As in standard language-modeling, the decoder fills in the missing tokens auto-regressively, however, it is now conditioned on both the masked text $\mathbf{m (x)}$ as well as what it has filled-in up to that point. The generator decomposes the distribution over the sequence into an ordered conditional sequence ...

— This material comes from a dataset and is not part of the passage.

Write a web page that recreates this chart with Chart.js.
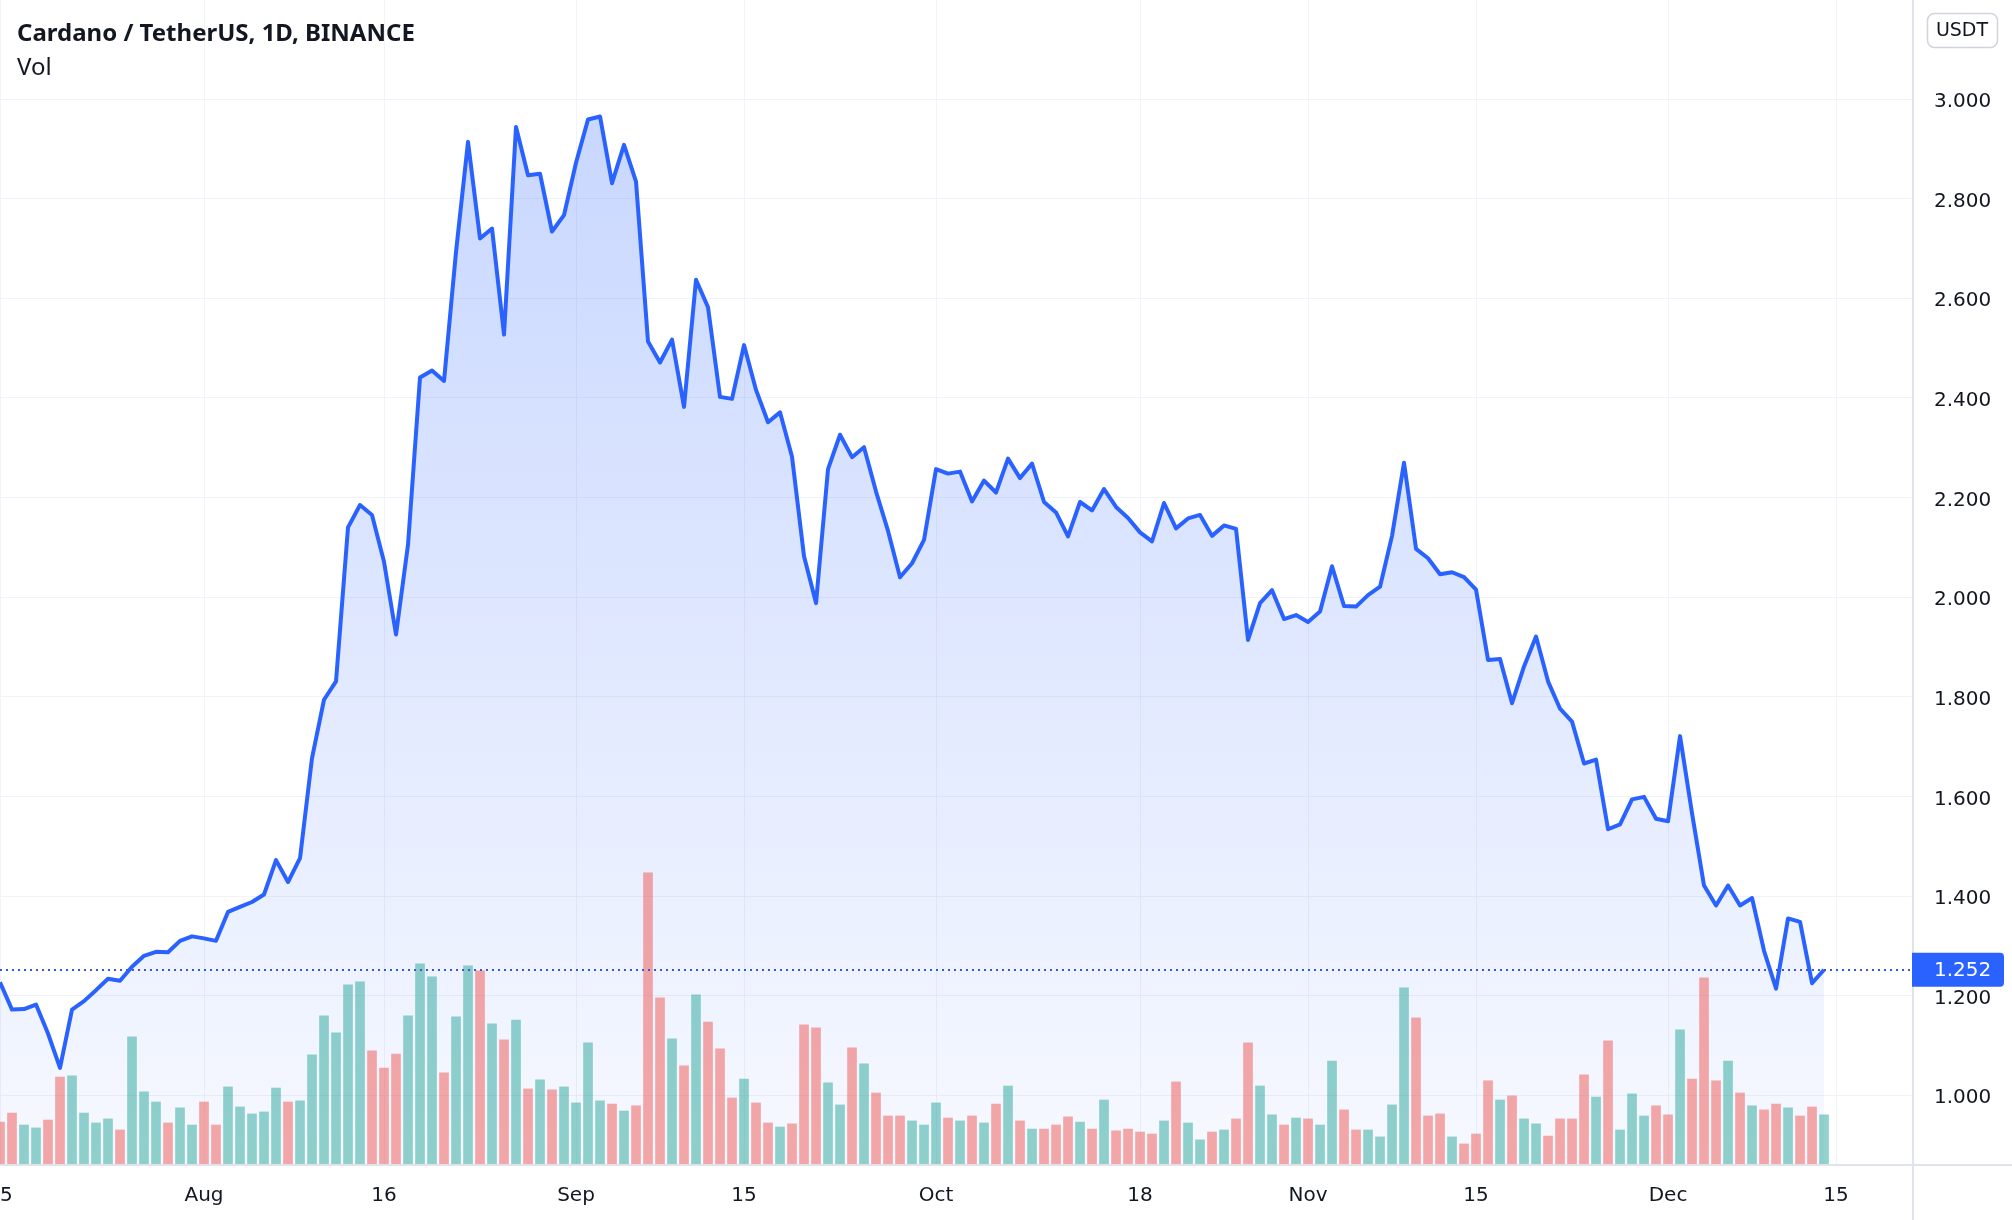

(...)The discriminator has an identical architecture to the generator except that the output is a scalar probability at each time point, rather than a distribution over the vocabulary size. The discriminator is given the filled-in sequence from the generator, but importantly, it is given the original real context $\mathbf{m(x)}$. We give the discriminator the true context, otherwise, this algorithm has a critical failure mode.
(...)
- QUOTE: We introduce an actor-critic conditional GAN that fills in missing text conditioned on the surrounding context.
.